G – Did you immediately resonate with the profession of fashion designer? What –or who– led you specifically towards designing women’s fashion (or, at least, typically feminine fashion)?
GK – For many years, I would always dream about working in fashion. Back in the 2000s, when my perceptions and preferences were being formed, I was completely blown away by insane visuals of celebrities and fashion. I came across Jean Paul Gautier and Martin Margiela, then McQueen and Nicolas Ghesquière, and I wanted to take their path (well, I still want to). I would also dream of becoming a professional tennis player, but becoming a fashion designer was always a much stronger urge. Actually, an icon that greatly inspired me was Serena Williams, whose revolutionary fashion choices often raised outrage on the court.
G – When you look back at your brand when it was first conceived, what differences can you see compared to how it is now?
GK – The less knowledge I had, the more risky I was: I was younger and more emotional, and I really miss that sensation. For my first collection, I participated in a local contest. I personally made non-wearable 5-piece suits, mainly using construction materials. Today, we work with several showrooms, and as a commercial brand we have to take into consideration some of the requests. This can dissociate you from fashion as an art form, though I still try to create something interesting even in those instances.
G – Is there anything you now feel you got totally right –or wrong– back when you were developing your first collection?
GK – There are some looks that attracted lots of attention, which of course I could have never anticipated beforehand. I was very surprised when all the stylists requested the same couple of looks from the collection. My opinion now is that I got those looks totally right, as amusing as it sounds. Regarding the wrong pieces, I think I could have always developed the collection better, but I never actually went through with it.
G – Did the brand grow organically in the direction you imagined, or did it have to be flexible and adapt to unexpected changes of plan?
GK – I consider fashion to be a visual art. In this perspective, I think that it’s hard to anticipate a path for a brand, as everything is unexpected and depends on a myriad of factors. You should always be ready for anything.
G – In designing a garment, it’s essential that you pour yourself –your taste, your knowledge, your skills, your intuition– into your work. The general rule of thumb, though, is that it can’t be too you, otherwise it will be too specific and will have no appeal to your public. Do you believe this to be true?
GK – It’s difficult to really show yourself while working on a collection, but I think it’s crucial to present yourself as much as you can to the public and to deliver a sense of personal style through which you can introduce yourself.
G – Some designers draw inspiration from reality, others create with their own ideal version of reality in mind. Which group do you identify yourselves most with?
GK – Not sure about that. As time goes by, and as I reflect on my choices, I realize inspiration comes in very different forms. I prefer the idea that a new reality is created in my mind and that it drifts a bit towards the unreal.
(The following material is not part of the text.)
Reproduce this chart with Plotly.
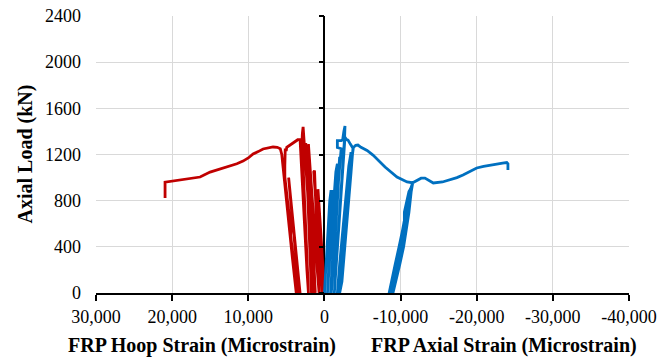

G – What type of references do you collect when preparing to design new pieces?
GK – Nowadays, I work with a moodboard on my phone, which is usually a combination of new materials and hardware research. Then comes a long period of contemplation, hard work and restlessness – nothing out of the ordinary.
G – I find your style very playful: a dynamic bouquet of references, volumes, proportions, textures. If your brand was a person, who would they be? What would their personality be like?
GK – I have been asked this question before and I never know how to answer it!
I am actually more interested in how the audience perceives my characters, and what they think about them. While I am working on new pieces, I am thinking about a specific imaginary persona, and once the piece is done, I don’t wanna come back to it and change it: at that point, they already have a life of their own, they are independent, and I don’t even know who they were.